Apply complete! Resources: 2 added, 0 changed, 0 destroyed.

From here, you can proceed straight to your Vertex AI Workbench console and open the newly provisioned notebook instance. Then, after your ML experiments are done you can deprovision everything with a single command:

terraform destroy -auto-approve

Once deprovisioning is complete, you should notice the following output on your terminal:

Destroy complete! Resources: 2 destroyed.

You can also verify if the provisioned notebook instance matches the Terraform configuration. For example, you may want to check if the Python virtual environment got created appropriately or if the instance can log CPU utilization. You can refer to this section if you’re interested in knowing more about verification.
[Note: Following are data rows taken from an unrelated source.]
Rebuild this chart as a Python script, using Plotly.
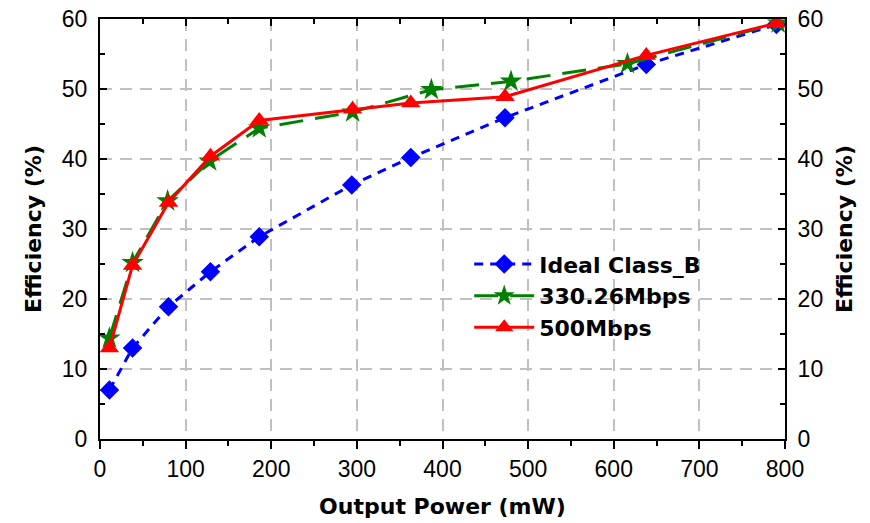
import plotly.graph_objects as go

# Data
ideal_x = [11, 38, 80, 129, 186, 294, 363, 473, 638, 790]
ideal_y = [7.0, 13.0, 18.9, 23.9, 28.9, 36.3, 40.2, 45.9, 53.5, 59.2]

m330_x = [11, 38, 79, 128, 186, 295, 387, 480, 616, 792]
m330_y = [14.4, 25.2, 34.0, 39.7, 44.4, 46.7, 49.9, 51.1, 53.6, 59.4]

m500_x = [11, 38, 80, 129, 186, 295, 363, 473, 638, 790]
m500_y = [13.0, 24.8, 33.8, 40.4, 45.5, 47.1, 48.0, 48.9, 54.8, 59.4]

series_names = ["Ideal Class_B", "330.26Mbps", "500Mbps"]
x_ticks = [0, 100, 200, 300, 400, 500, 600, 700, 800]
y_ticks = [0, 10, 20, 30, 40, 50, 60]
x_range = [0, 800]
y_range = [0, 60]

TICK_FONT = dict(family="Liberation Sans, Arial, sans-serif", size=23, color="black")
TITLE_FONT = dict(family="DejaVu Sans, sans-serif", size=22, color="black", weight="bold")

fig = go.Figure()
fig.add_trace(go.Scatter(
    x=ideal_x, y=ideal_y, name=series_names[0], mode="lines+markers",
    line=dict(color="#0000ff", width=3, dash="9px,7px"),
    marker=dict(symbol="diamond", size=15, color="#0000ff"),
))
fig.add_trace(go.Scatter(
    x=m330_x, y=m330_y, name=series_names[1], mode="lines+markers",
    line=dict(color="#008000", width=3, dash="24px,12px"),
    marker=dict(symbol="star", size=17, color="#008000"),
))
fig.add_trace(go.Scatter(
    x=m500_x, y=m500_y, name=series_names[2], mode="lines+markers",
    line=dict(color="#ff0000", width=3),
    marker=dict(symbol="triangle-up", size=17, color="#ff0000"),
))
# invisible trace so that the top and right axes are drawn
fig.add_trace(go.Scatter(
    x=x_range, y=y_range, xaxis="x2", yaxis="y2", mode="markers",
    marker=dict(opacity=0), showlegend=False, hoverinfo="skip",
))

grid = dict(showgrid=True, gridcolor="#c0c0c0", gridwidth=2, griddash="12px,8px")

fig.update_layout(
    width=870, height=523,
    margin=dict(l=100, r=85, t=19, b=84),
    paper_bgcolor="white", plot_bgcolor="white",
    showlegend=True,
    legend=dict(
        x=0.539, y=0.466, xanchor="left", yanchor="top",
        bgcolor="rgba(0,0,0,0)", borderwidth=0,
        font=dict(family="DejaVu Sans, sans-serif", size=22, color="black", weight="bold"),
        tracegroupgap=0, itemwidth=60,
    ),
    xaxis=dict(
        range=x_range, tickvals=x_ticks, ticks="outside", ticklen=8, tickwidth=2,
        tickcolor="black", showline=True, linecolor="black", linewidth=2,
        tickfont=TICK_FONT, zeroline=False, automargin=False,
        minor=dict(dtick=50, ticks="outside", ticklen=5, tickwidth=2, tickcolor="black", showgrid=False),
        title=dict(text="Output Power (mW)", font=TITLE_FONT, standoff=18),
        **grid,
    ),
    xaxis2=dict(
        range=x_range, overlaying="x", side="top", tickvals=x_ticks, ticks="inside",
        ticklen=7, tickwidth=2, tickcolor="black", showline=True, linecolor="black",
        linewidth=2, showticklabels=False, showgrid=False, zeroline=False, automargin=False,
        minor=dict(dtick=50, ticks="inside", ticklen=5, tickwidth=2, tickcolor="black"),
    ),
    yaxis=dict(
        range=y_range, tickvals=y_ticks, ticks="inside", ticklen=7, tickwidth=2,
        tickcolor="black", showline=True, linecolor="black", linewidth=2,
        tickfont=TICK_FONT, zeroline=False, ticklabelstandoff=6, automargin=False,
        minor=dict(dtick=5, ticks="inside", ticklen=5, tickwidth=2, tickcolor="black", showgrid=False),
        title=dict(text="Efficiency (%)", font=TITLE_FONT, standoff=14),
        **grid,
    ),
    yaxis2=dict(
        range=y_range, overlaying="y", side="right", tickvals=y_ticks, ticks="inside",
        ticklen=7, tickwidth=2, tickcolor="black", showline=True, linecolor="black",
        linewidth=2, tickfont=TICK_FONT, showgrid=False, zeroline=False,
        ticklabelstandoff=6, automargin=False,
        minor=dict(dtick=5, ticks="inside", ticklen=5, tickwidth=2, tickcolor="black"),
        title=dict(text="Efficiency (%)", font=TITLE_FONT, standoff=14),
    ),
)

fig.write_html("out.html")
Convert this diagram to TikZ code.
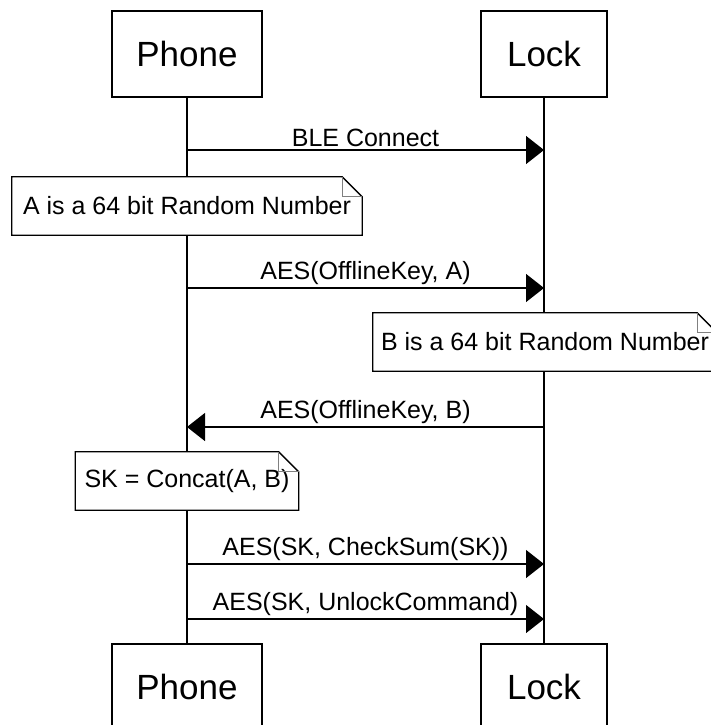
\documentclass[tikz,border=0pt]{standalone}
\usepackage{fontspec}
\setmainfont{Liberation Sans}
\usetikzlibrary{arrows.meta}

\tikzset{
  actor/.style={draw, line width=1.3pt, minimum height=86pt, font=\fontsize{35}{40}\selectfont},
  note/.style={fill=white, minimum height=58pt, inner xsep=8pt, font=\fontsize{25}{30}\selectfont},
  msg/.style={line width=1.3pt, -{Triangle[length=18pt,width=28pt]}},
  lbl/.style={above, inner sep=3pt, font=\fontsize{25}{30}\selectfont},
}
% outline of a note with a folded corner
\newcommand{\noteframe}[1]{%
  \draw[line width=1.3pt] (#1.north west) -- ([xshift=-20pt]#1.north east)
    -- ([yshift=-20pt]#1.north east) -- (#1.south east) -- (#1.south west) -- cycle;
  \draw[line width=1pt, gray] ([xshift=-20pt]#1.north east)
    -- ([xshift=-20pt,yshift=-20pt]#1.north east) -- ([yshift=-20pt]#1.north east);}

\begin{document}
\begin{tikzpicture}[x=1pt, y=-1pt]
\useasboundingbox (0,0) rectangle (710,725);
% actors
\node[actor, minimum width=150pt] (phoneTop) at (187,54) {Phone};
\node[actor, minimum width=126pt] (lockTop) at (544,54) {Lock};
\node[actor, minimum width=150pt] (phoneBot) at (187,687) {Phone};
\node[actor, minimum width=126pt] (lockBot) at (544,687) {Lock};
% lifelines
\draw[line width=1.3pt] (phoneTop) -- (phoneBot);
\draw[line width=1.3pt] (lockTop) -- (lockBot);
% points on the lifelines
\coordinate (p1) at (187,150); \coordinate (l1) at (544,150);
\coordinate (p2) at (187,288); \coordinate (l2) at (544,288);
\coordinate (p3) at (187,427); \coordinate (l3) at (544,427);
\coordinate (p4) at (187,564); \coordinate (l4) at (544,564);
\coordinate (p5) at (187,619); \coordinate (l5) at (544,619);
% messages
\draw[msg] (p1) -- node[lbl] {BLE Connect} (l1);
\draw[msg] (p2) -- node[lbl] {AES(OfflineKey, A)} (l2);
\draw[msg] (l3) -- node[lbl] {AES(OfflineKey, B)} (p3);
\draw[msg] (p4) -- node[lbl] {AES(SK, CheckSum(SK))} (l4);
\draw[msg] (p5) -- node[lbl] {AES(SK, UnlockCommand)} (l5);
% notes
\node[note, minimum width=350pt] (noteA) at (187,206) {A is a 64 bit Random Number};
\noteframe{noteA}
\node[note, minimum width=344pt] (noteB) at (545,342) {B is a 64 bit Random Number};
\noteframe{noteB}
\node[note, minimum width=223pt] (noteSK) at (187,481) {SK = Concat(A, B)};
\noteframe{noteSK}
\end{tikzpicture}
\end{document}
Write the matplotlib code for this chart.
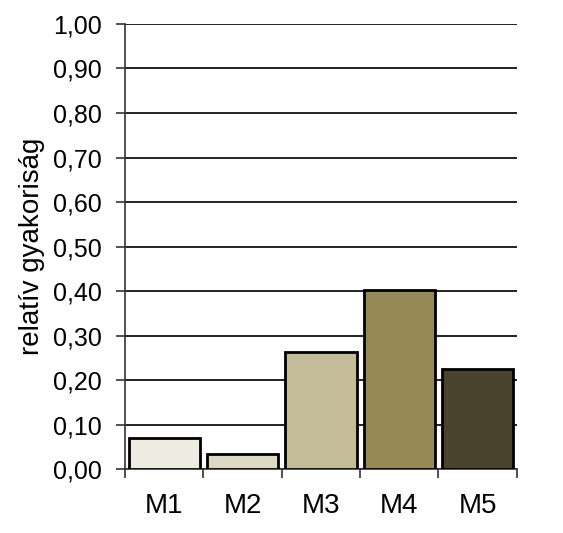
import matplotlib
matplotlib.use("Agg")
import matplotlib.pyplot as plt
import numpy as np
from matplotlib.ticker import FixedLocator, FuncFormatter

categories = ["M1", "M2", "M3", "M4", "M5"]
values = [0.07, 0.034, 0.262, 0.402, 0.224]
colors = ["#EEEBE0", "#DDD7C3", "#C4BC98", "#958A55", "#4A432D"]
yticks = [0.0, 0.1, 0.2, 0.3, 0.4, 0.5, 0.6, 0.7, 0.8, 0.9, 1.0]
ylabel = "relatív gyakoriság"

plt.rcParams['font.family'] = ['Liberation Sans', 'DejaVu Sans']

fig = plt.figure(figsize=(5.63, 5.33), dpi=100)
ax = fig.add_axes([0.222, 0.120, 0.696, 0.835])

x = np.arange(len(categories))
ax.set_axisbelow(True)
ax.bar(x, values, width=0.91, color=colors, edgecolor="black", linewidth=2.0, zorder=3)

ax.set_xlim(-0.5, len(categories) - 0.5)
ax.set_ylim(0, 1.0)
ax.set_yticks(yticks)
ax.yaxis.set_major_formatter(FuncFormatter(lambda v, p: f"{v:.2f}".replace(".", ",")))
ax.yaxis.grid(True, color="#111111", linewidth=1.3)
ax.tick_params(axis="y", direction="out", length=6.5, width=1.2, color="#333333",
               labelsize=18, pad=10)

ax.set_xticks(x)
ax.set_xticklabels(categories)
ax.tick_params(axis="x", which="major", length=0, labelsize=20, pad=17)
ax.xaxis.set_minor_locator(FixedLocator(np.arange(-0.5, len(categories), 1.0)))
ax.tick_params(axis="x", which="minor", direction="out", length=6.5, width=1.2, color="#333333")

for s in ["top", "right"]:
    ax.spines[s].set_visible(False)
for s in ["left", "bottom"]:
    ax.spines[s].set_color("#333333")
    ax.spines[s].set_linewidth(1.2)

ax.set_ylabel(ylabel, fontsize=20, labelpad=6)

fig.savefig("out.png", dpi=100)
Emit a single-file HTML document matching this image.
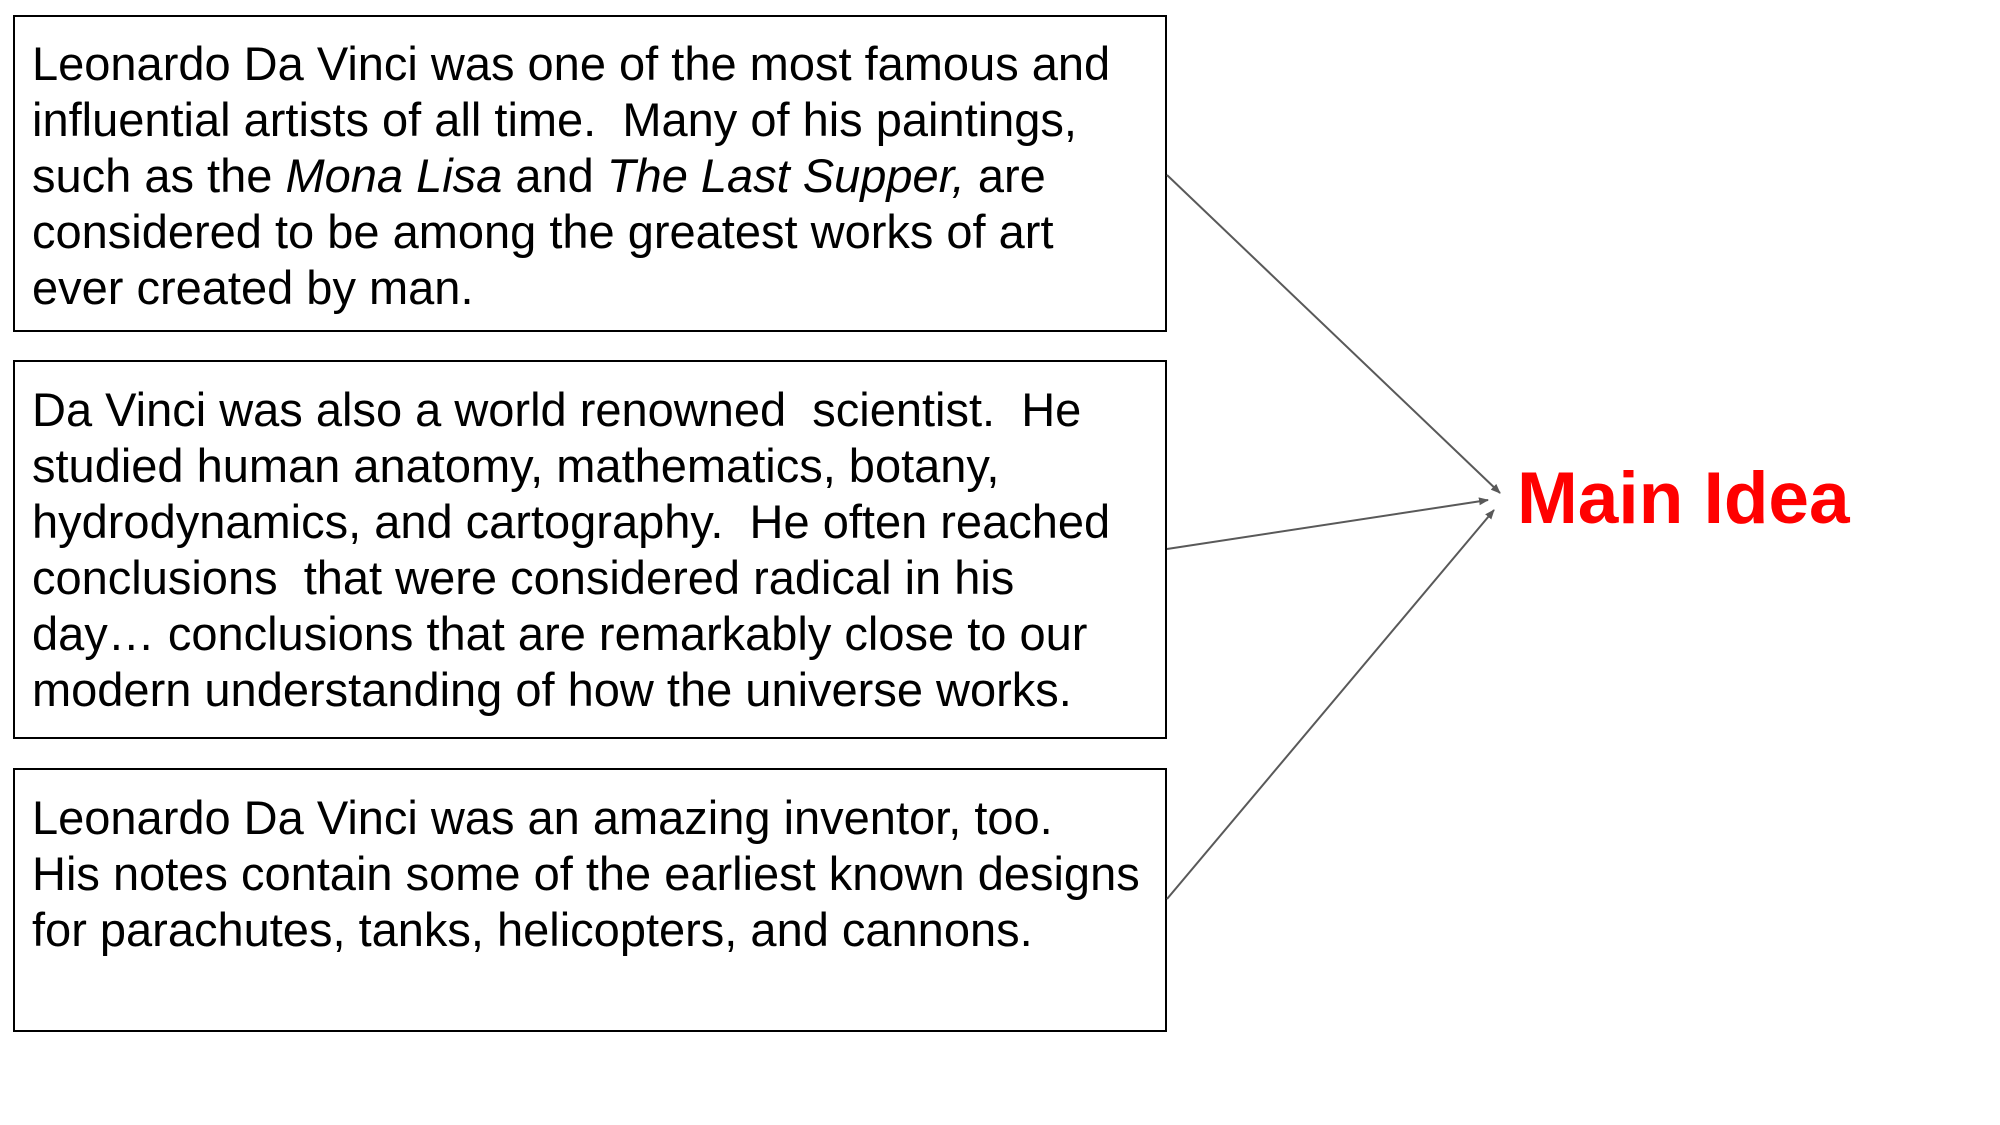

On the surface, it might look like a more involved process with all the files and commands, but it helps to establish a maintainable and repeatable process. Once you have figured out the variables and the resources you need to provision, the process is reduced to just a few shell commands. This becomes especially helpful when working in large or distributed teams.

Wrapping up

In this post, we shared how we provision hardware for ML experimentation at Carted. To summarize our discussion:

Manual hardware provisioning is faulty, introducing repetitive work and rough edges. Streamlining the provisioning workflow establishes the DRY principle and helps teams to have reproducibility and reduce errors when provisioning infrastructure.

With infrastructure as code, we get:

  • Version control
  • Maintainability
  • Reusability

We hope you and your ML teams will benefit from the approaches we shared.